Exercise brief:
Will you repeat only the lines from the one with "Write the matplotlib code for this chart." through the one with "plt.rcParams['font.family'] = ['Liberation", both included, leaving every picture out?

(Data listing)
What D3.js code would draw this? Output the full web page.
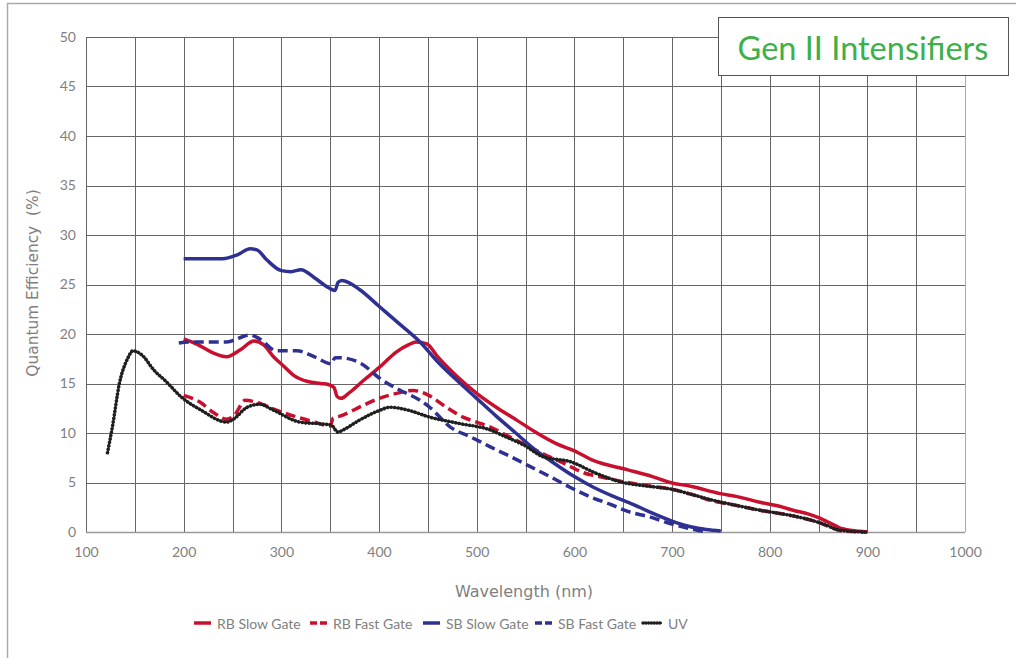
<!DOCTYPE html>
<html>
<head>
<meta charset="utf-8">
<script src="https://cdn.jsdelivr.net/npm/d3@7"></script>
<style>
  body { margin: 0; background: #fff; }
  svg text { font-family: 'Lato', 'DejaVu Sans', sans-serif; }
</style>
</head>
<body>
<div class="chart"></div>
<script>
// wavelength (nm), quantum efficiency (%)
const rbSlowX = [200, 215, 230, 244, 258, 272, 282, 292, 302, 313, 327, 340, 348, 354, 357, 361, 370, 384, 400, 418, 430, 438, 449, 460, 480, 500, 520, 541, 560, 582, 600, 620, 654, 680, 698, 720, 748, 770, 790, 810, 824, 840, 850, 862, 871, 885, 900];
const rbSlowY = [19.5, 18.9, 18.1, 17.7, 18.4, 19.3, 18.9, 17.7, 16.8, 15.8, 15.2, 15.0, 14.9, 14.6, 13.7, 13.5, 14.1, 15.3, 16.6, 18.2, 18.9, 19.2, 19.0, 17.7, 15.7, 14.0, 12.6, 11.3, 10.1, 8.9, 8.2, 7.2, 6.3, 5.6, 5.0, 4.6, 3.9, 3.5, 3.0, 2.6, 2.2, 1.8, 1.45, 0.9, 0.45, 0.15, 0];

const rbFastX = [200, 217, 230, 244, 252, 263, 278, 295, 313, 334, 350, 353, 360, 384, 400, 418, 435, 449, 469, 486, 500, 514, 530, 548, 568, 590, 609, 630, 654, 680, 698, 720, 739, 765, 790, 820, 844, 860, 874, 900];
const rbFastY = [13.8, 13.1, 12.1, 11.4, 11.8, 13.3, 13.0, 12.3, 11.7, 11.1, 10.7, 11.5, 11.7, 12.8, 13.5, 14.0, 14.3, 13.9, 12.6, 11.6, 11.1, 10.6, 9.8, 8.9, 7.9, 6.9, 6.0, 5.5, 5.0, 4.6, 4.35, 3.8, 3.2, 2.7, 2.2, 1.7, 1.15, 0.6, 0.1, 0];

const sbSlowX = [200, 220, 240, 255, 268, 275, 285, 300, 310, 320, 335, 348, 355, 358, 362, 380, 400, 420, 442, 460, 480, 500, 520, 540, 560, 580, 600, 620, 640, 660, 680, 700, 720, 735, 750];
const sbSlowY = [27.6, 27.6, 27.6, 28.0, 28.6, 28.5, 27.5, 26.4, 26.3, 26.5, 25.6, 24.7, 24.4, 25.2, 25.4, 24.5, 22.8, 21.1, 19.2, 17.2, 15.3, 13.5, 11.7, 10.0, 8.3, 6.9, 5.6, 4.5, 3.6, 2.8, 1.9, 1.1, 0.5, 0.25, 0.1];

const sbFastX = [195, 210, 230, 244, 268, 278, 295, 316, 334, 351, 355, 360, 382, 401, 420, 442, 452, 473, 494, 514, 535, 555, 575, 596, 620, 637, 654, 678, 700, 720, 735];
const sbFastY = [19.1, 19.2, 19.2, 19.2, 19.9, 19.5, 18.3, 18.3, 17.7, 17.0, 17.6, 17.6, 17.0, 15.5, 14.4, 13.3, 12.6, 10.6, 9.6, 8.6, 7.6, 6.6, 5.6, 4.5, 3.4, 2.8, 2.1, 1.5, 0.8, 0.3, 0];

const uvX = [122, 127, 134, 143, 148, 157, 170, 181, 198, 218, 244, 251, 265, 278, 292, 319, 343, 351, 358, 363, 380, 401, 411, 430, 452, 480, 514, 530, 548, 568, 596, 623, 650, 678, 698, 720, 742, 765, 790, 820, 844, 858, 867, 880, 900];
const uvY = [8.0, 10.6, 14.9, 17.6, 18.3, 17.9, 16.3, 15.3, 13.6, 12.3, 11.1, 11.4, 12.6, 12.9, 12.3, 11.1, 10.9, 10.8, 10.1, 10.3, 11.3, 12.3, 12.6, 12.3, 11.6, 11.0, 10.3, 9.6, 8.8, 7.6, 7.1, 5.9, 5.0, 4.6, 4.35, 3.8, 3.2, 2.7, 2.2, 1.7, 1.15, 0.7, 0.3, 0.1, 0];

const seriesNames = ['RB Slow Gate', 'RB Fast Gate', 'SB Slow Gate', 'SB Fast Gate', 'UV'];
const xTicks = [100, 200, 300, 400, 500, 600, 700, 800, 900, 1000];
const yTicks = [0, 5, 10, 15, 20, 25, 30, 35, 40, 45, 50];

const RED = '#c8102e';
const BLUE = '#2e3192';
const BLACK = '#1f1f1f';
const GREY_TEXT = '#7f7f7f';

const series = [
  { name: seriesNames[0], xs: rbSlowX, ys: rbSlowY, color: RED, dash: null },
  { name: seriesNames[1], xs: rbFastX, ys: rbFastY, color: RED, dash: '10,5' },
  { name: seriesNames[2], xs: sbSlowX, ys: sbSlowY, color: BLUE, dash: null },
  { name: seriesNames[3], xs: sbFastX, ys: sbFastY, color: BLUE, dash: '10,5' },
  { name: seriesNames[4], xs: uvX, ys: uvY, color: BLACK, dash: 'dot' },
];

const W = 1016, H = 658;
const margin = { top: 37, right: 51, bottom: 126, left: 86 };
const width = W - margin.left - margin.right;
const height = H - margin.top - margin.bottom;

const svg = d3.select('.chart').append('svg')
  .attr('width', W)
  .attr('height', H);

// outer frame
svg.append('rect')
  .attr('x', 7.5).attr('y', 3.5)
  .attr('width', 1100).attr('height', 700)
  .attr('fill', 'none')
  .attr('stroke', '#aaa')
  .attr('stroke-width', 1.5);

const g = svg.append('g')
  .attr('transform', `translate(${margin.left},${margin.top})`);

const x = d3.scaleLinear().domain([100, 1000]).range([0, width]);
const y = d3.scaleLinear().domain([0, 50]).range([height, 0]);

// grid
const vGrid = d3.range(100, 1001, 50);
g.selectAll('.vgrid').data(vGrid).enter().append('line')
  .attr('x1', d => Math.round(x(d)) + 0.5).attr('x2', d => Math.round(x(d)) + 0.5)
  .attr('y1', 0).attr('y2', height)
  .attr('stroke', d => d === 1000 ? '#aaa' : '#666')
  .attr('stroke-width', 1);

g.selectAll('.hgrid').data(yTicks).enter().append('line')
  .attr('x1', 0).attr('x2', width)
  .attr('y1', d => Math.round(y(d)) + 0.5).attr('y2', d => Math.round(y(d)) + 0.5)
  .attr('stroke', d => d === 0 ? '#999' : '#666')
  .attr('stroke-width', d => d === 0 ? 1.5 : 1);

// axes
const xAxis = g.append('g')
  .attr('transform', `translate(0,${height})`)
  .call(d3.axisBottom(x).tickValues(xTicks).tickFormat(d3.format('d')).tickSize(0).tickPadding(15));
const yAxis = g.append('g')
  .call(d3.axisLeft(y).tickValues(yTicks).tickSize(0).tickPadding(10));
[xAxis, yAxis].forEach(a => {
  a.select('.domain').remove();
  a.selectAll('text')
    .attr('fill', GREY_TEXT)
    .style('font-size', '14px')
    .style('font-family', "'Lato', 'DejaVu Sans', sans-serif");
});

svg.append('text')
  .attr('x', 524)
  .attr('y', 597)
  .attr('text-anchor', 'middle')
  .attr('fill', GREY_TEXT)
  .style('font-family', "'DejaVu Sans', sans-serif")
  .style('font-size', '16px')
  .text('Wavelength (nm)');

svg.append('text')
  .attr('transform', 'translate(38,283) rotate(-90)')
  .attr('text-anchor', 'middle')
  .attr('fill', GREY_TEXT)
  .style('font-family', "'DejaVu Sans', sans-serif")
  .style('font-size', '15.4px')
  .style('white-space', 'pre')
  .text('Quantum Efficiency  (%)');

// series
const line = d3.line()
  .x(d => x(d[0]))
  .y(d => y(d[1]))
  .curve(d3.curveMonotoneX);

series.forEach(s => {
  const pts = s.xs.map((v, i) => [v, s.ys[i]]);
  if (s.dash === 'dot') {
    // beaded dotted line: thin core + round dots
    g.append('path')
      .datum(pts)
      .attr('fill', 'none')
      .attr('stroke', s.color)
      .attr('stroke-width', 1.6)
      .attr('d', line);
    g.append('path')
      .datum(pts)
      .attr('fill', 'none')
      .attr('stroke', s.color)
      .attr('stroke-width', 3.6)
      .attr('stroke-linecap', 'round')
      .attr('stroke-dasharray', '0.1,3.4')
      .attr('d', line);
  } else {
    const p = g.append('path')
      .datum(pts)
      .attr('fill', 'none')
      .attr('stroke', s.color)
      .attr('stroke-width', 3.5)
      .attr('stroke-linejoin', 'round')
      .attr('d', line);
    if (s.dash) p.attr('stroke-dasharray', s.dash);
  }
});

// title box
svg.append('rect')
  .attr('x', 718.5).attr('y', 17.5)
  .attr('width', 290).attr('height', 58)
  .attr('fill', '#fff')
  .attr('stroke', '#555')
  .attr('stroke-width', 1);
svg.append('text')
  .attr('x', 863).attr('y', 60)
  .attr('text-anchor', 'middle')
  .attr('fill', '#3cb04a')
  .style('font-size', '32.5px')
  .text('Gen II Intensifiers');

// legend
const legendPos = [194, 310, 423, 535, 643];
const legend = svg.append('g').attr('transform', 'translate(0,623)');
series.forEach((s, i) => {
  const lg = legend.append('g').attr('transform', `translate(${legendPos[i]},0)`);
  const len = s.dash === 'dot' ? 19 : 17;
  if (s.dash === 'dot') {
    lg.append('line')
      .attr('x1', 0).attr('x2', len).attr('y1', 0).attr('y2', 0)
      .attr('stroke', s.color).attr('stroke-width', 1.6);
    lg.append('line')
      .attr('x1', 0).attr('x2', len).attr('y1', 0).attr('y2', 0)
      .attr('stroke', s.color).attr('stroke-width', 3.4)
      .attr('stroke-linecap', 'round').attr('stroke-dasharray', '0.1,2.7');
  } else {
    const ln = lg.append('line')
      .attr('x1', 0).attr('x2', len).attr('y1', 0).attr('y2', 0)
      .attr('stroke', s.color).attr('stroke-width', 3.5);
    if (s.dash) ln.attr('stroke-dasharray', '7,3');
  }
  lg.append('text')
    .attr('x', s.dash === 'dot' ? 25 : 23)
    .attr('y', 5.5)
    .attr('fill', GREY_TEXT)
    .style('font-size', '14px')
    .text(s.name);
});
</script>
</body>
</html>
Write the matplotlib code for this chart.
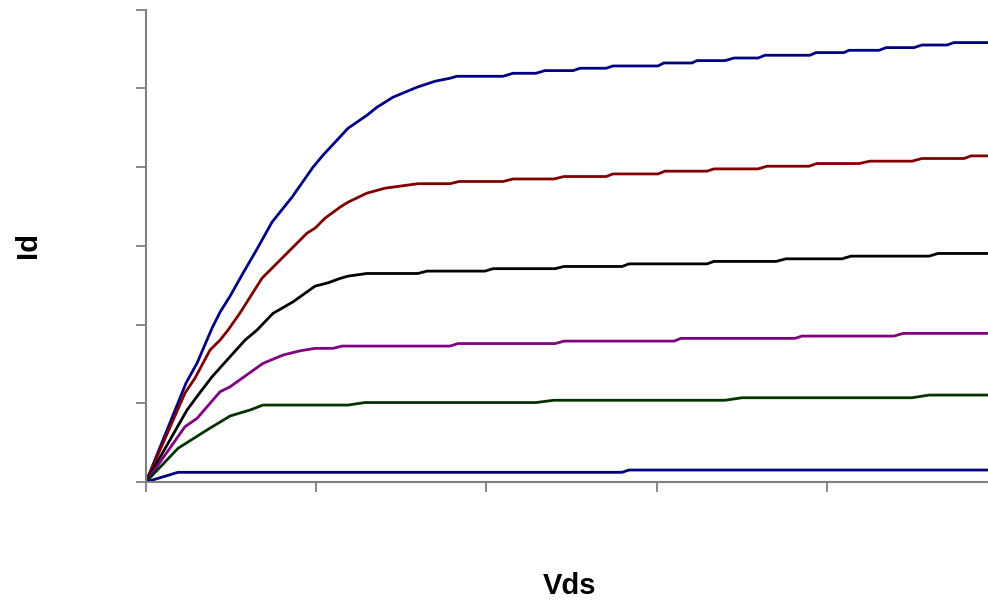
import matplotlib
matplotlib.use('Agg')
import matplotlib.pyplot as plt

plt.rcParams['font.family'] = ['Liberation Sans', 'DejaVu Sans']

# Vds / Id breakpoints, one pair of lists per curve
vds_1 = [0, 0.235, 0.300, 0.388, 0.435, 0.494, 0.570, 0.652, 0.740, 0.858, 0.981, 1.040, 1.187, 1.298,
         1.357, 1.451, 1.592, 1.698, 1.786, 1.827, 2.098, 2.156, 2.291, 2.344, 2.509, 2.550, 2.703, 2.744,
         3.008, 3.043, 3.208, 3.237, 3.402, 3.455, 3.596, 3.637, 3.901, 3.937, 4.101, 4.130, 4.307, 4.348,
         4.512, 4.559, 4.706, 4.747, 4.947]
id_1 = [0, 1.256, 1.510, 1.954, 2.157, 2.360, 2.652, 2.957, 3.299, 3.617, 3.997, 4.150, 4.492, 4.657,
        4.759, 4.886, 5.013, 5.089, 5.127, 5.152, 5.152, 5.190, 5.190, 5.224, 5.224, 5.254, 5.254, 5.283,
        5.283, 5.321, 5.321, 5.351, 5.351, 5.384, 5.384, 5.419, 5.419, 5.453, 5.453, 5.482, 5.482, 5.516,
        5.516, 5.549, 5.549, 5.580, 5.580]

vds_2 = [0, 0.229, 0.288, 0.376, 0.435, 0.482, 0.552, 0.682, 0.805, 0.946, 0.993, 1.052, 1.140, 1.187,
         1.298, 1.404, 1.598, 1.786, 1.839, 2.098, 2.156, 2.397, 2.456, 2.703, 2.744, 3.008, 3.049, 3.296,
         3.337, 3.596, 3.649, 3.895, 3.942, 4.189, 4.254, 4.501, 4.559, 4.806, 4.847, 4.947]
id_2 = [0, 1.129, 1.320, 1.675, 1.802, 1.929, 2.145, 2.589, 2.855, 3.160, 3.223, 3.350, 3.490, 3.553,
        3.668, 3.731, 3.788, 3.788, 3.816, 3.816, 3.848, 3.848, 3.879, 3.879, 3.912, 3.912, 3.947, 3.947,
        3.976, 3.976, 4.010, 4.010, 4.044, 4.044, 4.074, 4.074, 4.108, 4.108, 4.141, 4.141]

vds_3 = [0, 0.241, 0.306, 0.388, 0.476, 0.582, 0.652, 0.746, 0.864, 0.993, 1.069, 1.140, 1.187, 1.298,
         1.598, 1.651, 1.992, 2.039, 2.403, 2.456, 2.797, 2.838, 3.296, 3.337, 3.702, 3.760, 4.089, 4.142,
         4.601, 4.653, 4.947]
id_3 = [0, 0.914, 1.104, 1.336, 1.548, 1.802, 1.929, 2.141, 2.288, 2.487, 2.529, 2.585, 2.614, 2.648,
        2.648, 2.678, 2.678, 2.709, 2.709, 2.737, 2.737, 2.770, 2.770, 2.801, 2.801, 2.834, 2.834, 2.868,
        2.868, 2.902, 2.902]

vds_4 = [0, 0.229, 0.300, 0.435, 0.494, 0.687, 0.805, 0.905, 0.993, 1.099, 1.152, 1.786, 1.833, 2.403,
         2.456, 3.102, 3.143, 3.813, 3.854, 4.395, 4.448, 4.947]
id_4 = [0, 0.702, 0.808, 1.146, 1.209, 1.506, 1.612, 1.666, 1.697, 1.697, 1.726, 1.726, 1.758, 1.758,
        1.789, 1.789, 1.824, 1.824, 1.853, 1.853, 1.887, 1.887]

vds_5 = [0, 0.188, 0.358, 0.494, 0.611, 0.687, 1.187, 1.287, 2.291, 2.397, 3.402, 3.502, 4.501, 4.601, 4.947]
id_5 = [0, 0.428, 0.660, 0.838, 0.914, 0.977, 0.977, 1.009, 1.009, 1.038, 1.038, 1.070, 1.070, 1.104, 1.104]

vds_6 = [0, 0.188, 2.797, 2.838, 4.947]
id_6 = [0, 0.123, 0.123, 0.152, 0.152]

curves = [(vds_1, id_1, '#000080'), (vds_2, id_2, '#800000'), (vds_3, id_3, '#000000'),
          (vds_4, id_4, '#800080'), (vds_5, id_5, '#003300'), (vds_6, id_6, '#000080')]


def main():
    fig = plt.figure(figsize=(9.88, 6.05), dpi=100)
    ax = fig.add_axes([146 / 988, 123 / 605, 842 / 988, 472.5 / 605])

    for xs, ys, color in curves:
        ax.plot(xs, ys, color=color, lw=2.0, solid_joinstyle='round')

    ax.set_xlim(0, 4.947)
    ax.set_ylim(0, 6)
    ax.set_xticks([0, 1, 2, 3, 4])
    ax.set_yticks([0, 1, 2, 3, 4, 5, 6])
    ax.set_xticklabels([])
    ax.set_yticklabels([])
    ax.tick_params(direction='out', length=7, width=1.3, color='#808080')

    for side in ['top', 'right']:
        ax.spines[side].set_visible(False)
    for side in ['left', 'bottom']:
        ax.spines[side].set_color('#808080')
        ax.spines[side].set_linewidth(1.5)

    fig.text(570 / 988, 1 - 586 / 605, 'Vds', fontsize=21, fontweight='bold', ha='center', va='center')
    fig.text(28 / 988, 1 - 245 / 605, 'Id', fontsize=21, fontweight='bold', rotation=90,
             ha='center', va='center')

    fig.savefig('out.png', dpi=100)


if __name__ == '__main__':
    main()
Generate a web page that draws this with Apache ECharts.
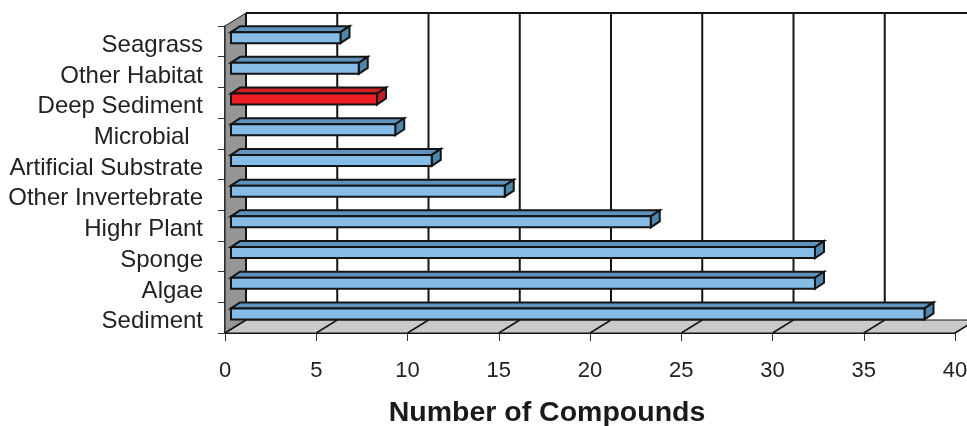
<!DOCTYPE html>
<html>
<head>
<meta charset="utf-8">
<script src="https://cdn.jsdelivr.net/npm/echarts@6/dist/echarts.min.js"></script>
<style>
html, body { margin: 0; padding: 0; background: #fff; }
#main { width: 967px; height: 426px; }
</style>
</head>
<body>
<div id="main"></div>
<script>
// bottom to top, the way the category axis counts
var categories = ['Sediment', 'Algae', 'Sponge', 'Highr Plant', 'Other Invertebrate',
    'Artificial Substrate', 'Microbial  ', 'Deep Sediment', 'Other Habitat', 'Seagrass'];
var compounds = [38, 32, 32, 23, 15, 11, 9, 8, 7, 6];
var xTicks = [0, 5, 10, 15, 20, 25, 30, 35, 40];
var highlighted = 'Deep Sediment';

// fake 3d: how far the back wall sits from the front plane, in px
var WALL_DX = 21, WALL_DY = -13;
// bars stand a bit behind the front plane and have their own depth
var BAR_DX = 6, BAR_DY = -3.7, BAR_DEPTH_X = 9, BAR_DEPTH_Y = -6, BAR_H = 11;
var INK = '#141414';

function poly(points, fill, lineWidth) {
    return {
        type: 'polygon',
        shape: { points: points },
        style: { fill: fill, stroke: INK, lineWidth: lineWidth }
    };
}

function line(x1, y1, x2, y2, width) {
    return {
        type: 'line',
        shape: { x1: x1, y1: y1, x2: x2, y2: y2 },
        style: { stroke: INK, lineWidth: width }
    };
}

function renderFrame(params, api) {
    var v = api.value(0);
    // category coords snap to band centres, so go half a band out by hand
    var band = api.size([0, 1])[1];
    var x = api.coord([v, 0])[0];
    var bottomY = api.coord([v, 0])[1] + band / 2;
    var topY = api.coord([v, categories.length - 1])[1] - band / 2;
    var kids = [];
    if (params.dataIndex === 0) {
        var rightX = api.coord([xTicks[xTicks.length - 1], 0])[0];
        kids.push(poly([
            [x, bottomY], [rightX, bottomY],
            [rightX + WALL_DX, bottomY + WALL_DY], [x + WALL_DX, bottomY + WALL_DY]
        ], '#c9c9c9', 1));
        kids.push(poly([
            [x, topY], [x + WALL_DX, topY + WALL_DY],
            [x + WALL_DX, bottomY + WALL_DY], [x, bottomY]
        ], '#969696', 1));
        kids.push(line(x + WALL_DX, topY + WALL_DY, rightX + WALL_DX, topY + WALL_DY, 2));
    }
    kids.push(line(x, bottomY, x + WALL_DX, bottomY + WALL_DY, 1.5));
    kids.push(line(x + WALL_DX, topY + WALL_DY, x + WALL_DX, bottomY + WALL_DY, 2));
    return { type: 'group', children: kids };
}

function renderBar(params, api) {
    var start = api.coord([0, api.value(0)]);
    var end = api.coord([api.value(1), api.value(0)]);
    var red = categories[api.value(0)] === highlighted;
    var x0 = start[0] + BAR_DX;
    var x1 = end[0] + BAR_DX;
    var y0 = start[1] + BAR_DY - BAR_H / 2;
    var y1 = y0 + BAR_H;
    return {
        type: 'group',
        children: [
            poly([[x0, y0], [x0 + BAR_DEPTH_X, y0 + BAR_DEPTH_Y], [x1 + BAR_DEPTH_X, y0 + BAR_DEPTH_Y], [x1, y0]],
                red ? '#cf2026' : '#5f93bd', 2),
            poly([[x1, y0], [x1 + BAR_DEPTH_X, y0 + BAR_DEPTH_Y], [x1 + BAR_DEPTH_X, y1 + BAR_DEPTH_Y], [x1, y1]],
                red ? '#bf2026' : '#4f86ad', 2),
            poly([[x0, y0], [x1, y0], [x1, y1], [x0, y1]],
                red ? '#ee1c25' : '#85bde8', 2)
        ]
    };
}

var myChart = echarts.init(document.getElementById('main'));
myChart.setOption({
    animation: false,
    grid: { left: 225, top: 26, width: 730, height: 307, outerBoundsMode: 'none' },
    textStyle: { fontFamily: 'Liberation Sans' },
    xAxis: {
        type: 'value',
        min: 0,
        max: 40,
        interval: 5,
        name: 'Number of Compounds',
        nameLocation: 'middle',
        nameGap: 66,
        nameMoveOverlap: false,
        nameTextStyle: { fontFamily: 'Liberation Sans', fontSize: 28.5, fontWeight: 'bold', color: '#1a1a1a', padding: [0, 86, 0, 0] },
        splitLine: { show: false },
        axisLine: { show: true, lineStyle: { color: INK, width: 2 } },
        axisTick: { show: true, length: 8, lineStyle: { color: '#333', width: 1 } },
        axisLabel: { fontFamily: 'Liberation Sans', fontSize: 22, color: '#222', margin: 27, showMaxLabel: true }
    },
    yAxis: {
        type: 'category',
        data: categories,
        splitLine: { show: false },
        axisLine: { show: true, lineStyle: { color: INK, width: 1.5 } },
        axisTick: { show: true, length: 7, lineStyle: { color: '#333', width: 1 } },
        // labels sit a little under the band centre in the original
        axisLabel: { fontFamily: 'Liberation Sans', fontSize: 24, lineHeight: 8, verticalAlign: 'top', color: '#222', margin: 22, interval: 0 }
    },
    series: [
        {
            type: 'custom',
            silent: true,
            coordinateSystem: 'cartesian2d',
            renderItem: renderFrame,
            encode: { x: 0 },
            data: xTicks.map(function (t) { return [t]; }),
            z: 1
        },
        {
            type: 'custom',
            silent: true,
            coordinateSystem: 'cartesian2d',
            renderItem: renderBar,
            encode: { y: 0, x: 1 },
            data: compounds.map(function (v, i) { return [i, v]; }),
            z: 2
        }
    ]
});
</script>
</body>
</html>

Exercise answer:
Write the matplotlib code for this chart.
import matplotlib
matplotlib.use('Agg')
import matplotlib.pyplot as plt

plt.rcParams['font.family'] = ['Liberation Sans', 'DejaVu Sans']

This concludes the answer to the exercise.